Tomorrow we'll get on a plane - well, two planes - and make our way across the country to Arizona, where CG was born and raised.
When we moved here to Virginia two and a half years ago, we decided the only way our California-wimpy selves could survive winter would be to head to his parents' place in Arizona - or some other warm place - every February, when the snow had just started to outstay its welcome.
(Now, of course, we are afraid we might actually miss the only real snow of the whole winter.)
Last year we went to Jamaica for a week in February, courtesy of my parents. This year we will spend a week with my mother-in-law in Tucson, going to the rodeo, the playground, the desert museum, all the while reaching our faces to the sun like a couple of lizards.
It feels important to us both to take the girls there, not during a busy holiday but during a time when you can focus on the landscape, a time when you can spend days just puttering around the yard looking at the cacti. If nothing else, CG hopes the girls will know that a saguaro isn't just a picture on the wall.
I thought we'd do this every year, assuming we could afford it. But planning this trip has brought a sad realization: this may be our last year of February trips. Next year, when Z is in public school for first grade, there will be a lot of pressure to keep her in school, with no absences for family vacations. I don't know why this surprises me but it does. Didn't I take trips during the school year that weren't an official school break? Aren't trips to see family, not around a school break but when we really, actually, want to travel, an important part of childhood?
As it is, Z's kindergarten will roll along without her; they're taking their first field-trip, to see a play, while we are gone and she is heartbroken about missing it. Yesterday she loudly lamented her unfinished art project that will languish and "be lonely" next week when the other kids finish theirs. She worries that she'll miss the rest of the lesson on the heart, "a very important organ, Mommy," she informed me indignantly.
Yes, she is excited to go to Arizona, but she is also suddenly aware of life going on here without her and she doesn't like it.
I have a sense that this trip is an end of an era, the era when our family made vacation choices based almost solely on what worked best for the grownups.
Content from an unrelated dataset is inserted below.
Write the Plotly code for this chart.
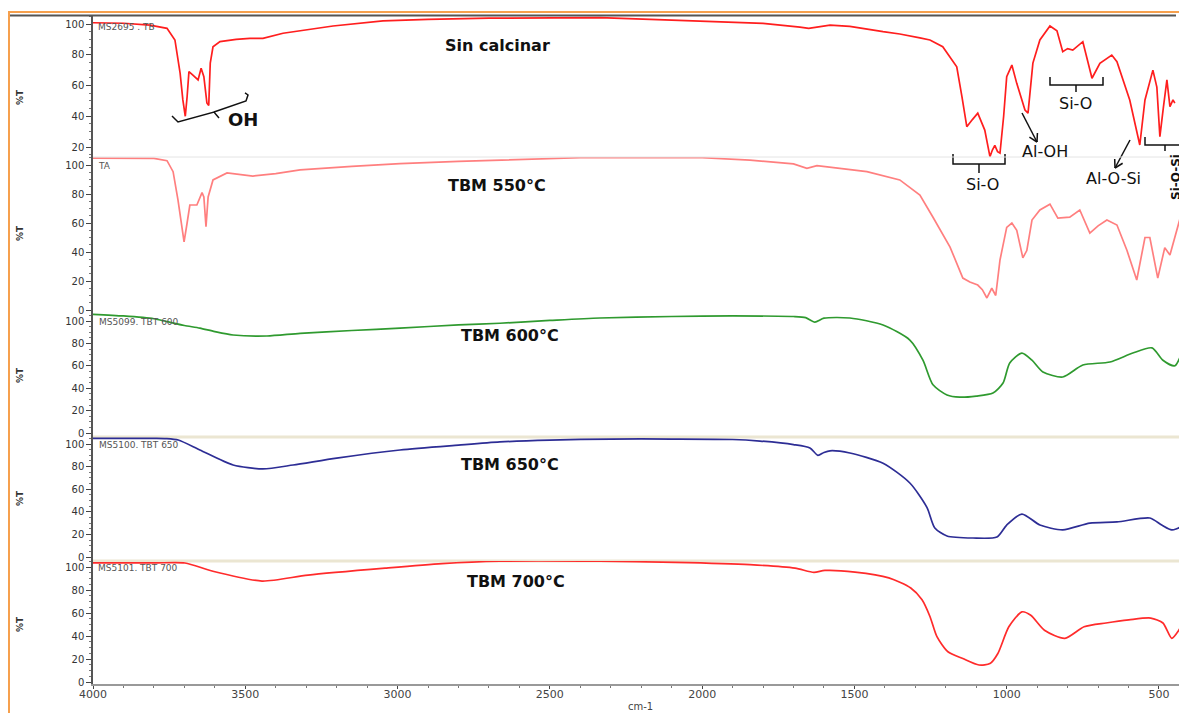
import math
import plotly.graph_objects as go

# ---------------- data (wavenumber cm-1, %T) ----------------
wn_raw = [4000, 3900, 3813, 3757, 3731, 3714, 3705, 3697, 3691, 3685, 3672, 3655, 3645, 3636, 3626,
          3620, 3615, 3606, 3583, 3530, 3485, 3442, 3376, 3300, 3212, 3048, 2900, 2700, 2336, 2100,
          1800, 1679, 1650, 1580, 1515, 1406, 1351, 1285, 1252, 1210, 1164, 1147, 1131, 1112, 1095,
          1072, 1055, 1047, 1039, 1030, 1022, 1010, 1000, 983, 967, 940, 930, 914, 891, 858, 835, 816,
          800, 783, 750, 720, 694, 655, 638, 596, 563, 546, 520, 507, 497, 486, 474, 464, 454, 448]
t_raw = [100.8, 100.5, 99.3, 97.2, 89.6, 68, 50.6, 40, 52.7, 69, 66.8, 63.6, 71.2, 65.7, 48.6,
         47, 74.6, 85.2, 88.5, 90, 90.7, 90.7, 94, 96, 98.7, 102, 103, 103.8, 104.1, 102.5,
         100.4, 98, 97.2, 99.3, 98.5, 95, 93.5, 91, 89.6, 85.2, 72.2, 52.7, 33.2, 38, 42,
         31, 13.7, 18, 21, 17, 16, 40, 65.7, 73.3, 61.4, 44, 42, 74.6, 89.6, 98.7, 95.6, 82,
         84, 83, 88.5, 64.7, 74.4, 79.8, 75.5, 50.6, 21.3, 50.6, 70, 59, 26.7, 45, 63.6, 46.2, 50.6, 48.5]

wn_550 = [4000, 3900, 3800, 3757, 3737, 3721, 3708, 3701, 3691, 3682, 3659, 3642, 3636, 3629, 3622,
          3606, 3560, 3475, 3400, 3320, 3150, 2992, 2800, 2664, 2400, 2000, 1843, 1700, 1656, 1623,
          1580, 1515, 1459, 1351, 1285, 1242, 1186, 1144, 1121, 1095, 1080, 1065, 1049, 1036, 1022,
          1000, 983, 967, 947, 934, 917, 891, 858, 832, 793, 760, 727, 700, 671, 638, 605, 573,
          546, 530, 504, 481, 464, 431, 420]
t_550 = [104.8, 104.8, 104.5, 103, 95.4, 75.9, 55, 47, 60, 72.4, 72.4, 81, 78, 57.5, 78,
         89.7, 94.5, 92.4, 94, 96.6, 99, 101, 102.5, 103.4, 105, 105, 103.4, 100.8, 97.7, 99.5,
         98.5, 96.5, 95.4, 89.7, 79.3, 64, 43.4, 22, 19.3, 17.2, 14, 8.3, 15, 10, 34.5,
         57, 60, 55, 36, 41, 62, 69, 73, 63.4, 64, 69, 53, 58, 62, 58.6, 41, 20.7,
         50, 50, 22, 43, 38, 63, 68]

wn_600 = [4000, 3900, 3800, 3757, 3700, 3649, 3600, 3540, 3429, 3320, 3150, 2992, 2800, 2664, 2500,
          2336, 2100, 1900, 1700, 1660, 1630, 1600, 1515, 1406, 1318, 1275, 1242, 1196, 1154, 1100,
          1045, 1012, 990, 950, 917, 881, 816, 750, 661, 586, 523, 487, 448, 421, 408]
t_600 = [106, 104.5, 102, 99.4, 96, 93.6, 90.5, 87.5, 86.6, 89, 91.5, 93.7, 96.5, 98, 100.5,
         102.7, 104, 104.5, 104, 103, 99, 102.5, 102.7, 96.4, 83, 65, 43, 34, 32, 33,
         35.7, 44.6, 62.5, 71.4, 65, 54.5, 50, 60.7, 63.4, 71.4, 76, 65, 60, 74, 83]

wn_650 = [4000, 3800, 3760, 3720, 3649, 3540, 3442, 3343, 3200, 2992, 2800, 2664, 2500, 2300, 2100,
          1900, 1810, 1700, 1646, 1620, 1600, 1580, 1515, 1406, 1318, 1262, 1236, 1196, 1111, 1032,
          1000, 950, 891, 816, 727, 638, 530, 491, 458, 431, 408]
t_650 = [105, 105, 104.8, 103.5, 94.7, 81.4, 78, 81.4, 87.5, 94.7, 99, 101.8, 103.5, 104.4, 104.4,
         104, 102.6, 99.5, 96.5, 90, 92.5, 94, 92, 83, 65.5, 44, 25.7, 18.6, 16.8, 17.7,
         28.3, 38, 28.3, 24, 30, 31, 34.5, 28.3, 24, 26.5, 35.4]

wn_700 = [4000, 3800, 3698, 3609, 3445, 3294, 3041, 2854, 2664, 2336, 2089, 1843, 1695, 1633, 1597,
          1498, 1387, 1315, 1278, 1252, 1229, 1193, 1144, 1091, 1055, 1029, 993, 950, 921, 876,
          809, 746, 674, 599, 527, 487, 458, 435, 408]
t_700 = [103.5, 103.5, 103.5, 96.5, 87.8, 93, 99, 102.9, 105, 105, 104, 102, 99, 95.3, 97,
         95.6, 90.5, 81.7, 71.5, 57, 39.4, 26.3, 20.4, 14.8, 16, 24.8, 48, 61, 58, 45,
         38, 48, 51.3, 54, 55.6, 51.3, 38, 45, 58]

titles = ["Sin calcinar", "TBM 550°C", "TBM 600°C", "TBM 650°C", "TBM 700°C"]
sample_ids = ["MS2695 . TB", "TA", "MS5099. TBT 600", "MS5100. TBT 650", "MS5101. TBT 700"]
x_ticks = [4000, 3500, 3000, 2500, 2000, 1500, 1000, 500]
y_ticks = [0, 20, 40, 60, 80, 100]

# ---------------- layout geometry (window pixel coordinates) ----------------
OFF = 8                      # page body margin
W, H = 1187 - OFF, 713 - OFF
PL, PR, PT, PB = 93, 1187, 15, 684   # plot area in window pixels
L, T = PL - OFF, PT - OFF
R, B = (1187 - OFF) - (PR - OFF), H - (PB - OFF)
PW, PH = PR - PL, PB - PT


def px(x):
    return (x - PL) / PW


def py(y):
    return (PB - y) / PH


# (top px, bottom px, px of 100 tick, px per unit)
geo = [(15, 157, 24, 1.5375), (157, 313, 165, 1.45), (313, 437, 321, 1.12),
       (437, 561, 444, 1.13), (561, 684, 567, 1.15)]
series = [(wn_raw, t_raw, "#ff1e1e", "linear"), (wn_550, t_550, "#ff7f7f", "linear"),
          (wn_600, t_600, "#2f9a2f", "spline"), (wn_650, t_650, "#2d2d95", "spline"),
          (wn_700, t_700, "#ff2b2b", "spline")]
title_pos = [(497, 46), (497, 186), (510, 335), (510, 465), (516, 581)]
id_pos = [(96, 27), (96, 166), (97, 322), (97, 445), (96, 568)]
pct_pos = [97, 233, 375, 498, 624]

FONT = "DejaVu Sans, Arial, sans-serif"
fig = go.Figure()
layout = dict(width=W, height=H, margin=dict(l=L, r=R, t=T, b=B, pad=0), paper_bgcolor="white",
              plot_bgcolor="white", showlegend=False)
annotations = []
shapes = []


def note(text, x, y, size, color="#111", angle=0, xanchor="center"):
    annotations.append(dict(text=text, x=px(x), y=py(y), xref="paper", yref="paper",
                            showarrow=False, textangle=angle, xanchor=xanchor,
                            yanchor="middle", font=dict(family=FONT, size=size, color=color)))


for i, ((top, bot, y100, sc), (wn, tv, col, shp)) in enumerate(zip(geo, series)):
    yname = "y" if i == 0 else f"y{i + 1}"
    lname = "yaxis" if i == 0 else f"yaxis{i + 1}"
    tr = dict(x=wn, y=tv, xaxis="x", yaxis=yname, mode="lines",
              line=dict(color=col, width=1.7, shape=shp), hoverinfo="skip")
    if shp == "spline":
        tr["line"]["smoothing"] = 0.7
    fig.add_trace(go.Scatter(**tr))
    vmin = 100 - (bot - y100) / sc
    vmax = 100 + (y100 - top) / sc
    layout[lname] = dict(domain=[py(bot), py(top)], range=[vmin, vmax], anchor="x",
                         tickmode="array", tickvals=y_ticks, ticks="outside", ticklen=5,
                         tickcolor="#444", tickwidth=1.2, showline=True, linecolor="#555",
                         linewidth=1.5, showgrid=False, zeroline=False,
                         tickfont=dict(family=FONT, size=10, color="#333"),
                         minor=dict(ticks="outside", ticklen=2, dtick=5, tick0=0,
                                    tickcolor="#777", showgrid=False),
                         fixedrange=True)
    note(f"<b>{titles[i]}</b>", title_pos[i][0], title_pos[i][1], 16)
    note(sample_ids[i], id_pos[i][0], id_pos[i][1], 9, color="#555", xanchor="left")
    note("<b>%T</b>", 20, pct_pos[i], 9, color="#333", angle=-90)

layout["xaxis"] = dict(domain=[0, 1], range=[4000, 408], anchor="y5", tickmode="array",
                       tickvals=x_ticks, ticks="outside", ticklen=3, tickcolor="#444",
                       showline=True, linecolor="#999", linewidth=1.5, showgrid=False,
                       zeroline=False, tickfont=dict(family=FONT, size=11, color="#444"),
                       ticklabelstandoff=-4,
                       minor=dict(ticks="outside", ticklen=2, dtick=100, tickcolor="#777",
                                  showgrid=False),
                       fixedrange=True)

note("cm-1", 640, 706, 10, color="#444")

# ---- band annotations ----
note("<b>OH</b>", 243, 119, 18)
note("Si-O", 982, 184, 16)
note("Al-OH", 1045, 152, 16)
note("Si-O", 1075, 104, 16)
note("Al-O-Si", 1113, 178, 16)
note("<b>Si-O-Si</b>", 1176, 177, 12, angle=-90)


def path(points):
    return "M " + " L ".join(f"{px(a):.5f},{py(b):.5f}" for a, b in points)


def seg(points, color="#111", width=1.5):
    shapes.append(dict(type="path", path=path(points), xref="paper", yref="paper",
                       line=dict(color=color, width=width)))


# brackets
seg([(172, 116), (178, 122), (214, 112), (219, 118)])
seg([(214, 112), (246, 101), (248, 95), (245, 93)])
seg([(953, 154), (953, 164), (1005, 164), (1005, 154)])
seg([(979, 164), (979, 173)])
seg([(1050, 77), (1050, 85), (1103, 85), (1103, 77)])
seg([(1076, 85), (1076, 92)])
seg([(1145, 137), (1145, 145), (1183, 145), (1183, 137)])
seg([(1165, 145), (1165, 151)])


def arrow(x0, y0, x1, y1, head=9):
    seg([(x0, y0), (x1, y1)])
    ang = math.atan2(y1 - y0, x1 - x0)
    for d in (math.radians(150), math.radians(-150)):
        seg([(x1, y1), (x1 + head * math.cos(ang + d), y1 + head * math.sin(ang + d))])


arrow(1022, 113, 1037, 142)
arrow(1130, 140, 1115, 168)

# frame / separators
shapes.append(dict(type="line", xref="paper", yref="paper", x0=px(9), x1=px(9), y0=py(713), y1=py(12),
                   line=dict(color="#f6a04d", width=2)))
shapes.append(dict(type="line", xref="paper", yref="paper", x0=px(8), x1=px(1187), y0=py(12), y1=py(12),
                   line=dict(color="#f6a04d", width=2)))
shapes.append(dict(type="line", xref="paper", yref="paper", x0=px(10), x1=px(1176), y0=py(15.5), y1=py(15.5),
                   line=dict(color="#555", width=2)))
shapes.append(dict(type="line", xref="paper", yref="paper", x0=px(93), x1=px(1187), y0=py(157), y1=py(157),
                   line=dict(color="#e4e4e4", width=1)))
for yy in (437, 561):
    shapes.append(dict(type="line", xref="paper", yref="paper", x0=px(93), x1=px(1187), y0=py(yy), y1=py(yy),
                       line=dict(color="#ebe6d2", width=3), layer="below"))

layout["annotations"] = annotations
layout["shapes"] = shapes
fig.update_layout(**layout)
fig.write_html("out.html")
Though I am excited for Z to start public school next year, I feel like we are in a raft the top of a churning rapid. The school system will have its way with us and we will do our best to navigate the waters, keeping our little raft, our little family, intact along the way.
School means we most likely will not be taking week-long trips in February any more.
Here's hoping this one is a last great hurrah.
10 comments:
Have a wonderful time! I haven't been to Arizona since I was little, but I remember loving it, how different the climate felt and the landscape looked.
I know the public schools here (NY) are actually closed next week for the mid-winter break. Maybe you will have a similar break you can plan around?
kate- Unfortunately not. Growing my up, we had a week off in February in my public school in NJ (we called it "ski week" even though I personally never skied!) I guess we live south enough for people not to need a week off to survive winter!
I grew up with "ski week" too but Oakland public schools don't have it. I was shocked. Of course this year we would be more likely to spend it at the pool... Happy travels!
give it a couple more years, and then the girls will be more than happy to start skipping school for vacations :)
This mirrors something I've noticed lately in our life here. For the first several months of her life, whenever I decided that E was done swinging in her swing or playing with that toy, I'd pick her up and take her away with no fuss. All the minute-to-minute decisions about what she was doing were mine to make, with no protest from her. More recently, she often gets upset if I try to pick her up when she's in the middle of something very important like ripping apart a magazine. While it's more frustrating to me, it's exciting to see her develop her own will. She's no longer just a passenger, she's determining her course. I think it's so cool that Zoe is invested in school to the point where she doesn't want to miss anything. She has a life of her own and the things she's doing (which sound more productive than magazine-ripping) matter to her. And the heart really is a very important organ.
I've been thinking about this quite a lot lately as Thomas starts kindergarten. Overall, I don't think I will feel any guilt, from the perspective of what the school thinks, over taking the kids out of school as I feel is important. But I do care of what the kids themselves want. I honestly hadn't thought of that issue.
One of the reasons we choose the school that we did (not public, they receive the same amount of money regardless of whether our child is there)
...rest of my comment was eaten!
I was saying that one of the reasons that we choose the school we did was that they are very supportive of learning opportunities outside the classroom. It is quite normal at our new school for a student or two to be absent on vacation, visiting relatives, etc.
Have fun in Arizona!
Hope you are having a wonderful week. Sounds perfect.
I'd just ditch school for a few days over Presidents Day weekend. We used to do that as kids sometimes and were never worse for wear. I KNOW it's STRONGLY DISCOURAGED. But still. I think kids will learn a lot more from life experiences than the classroom, so why not?
(And I know there's a good answer to why not, but I choose to largely ignore it.)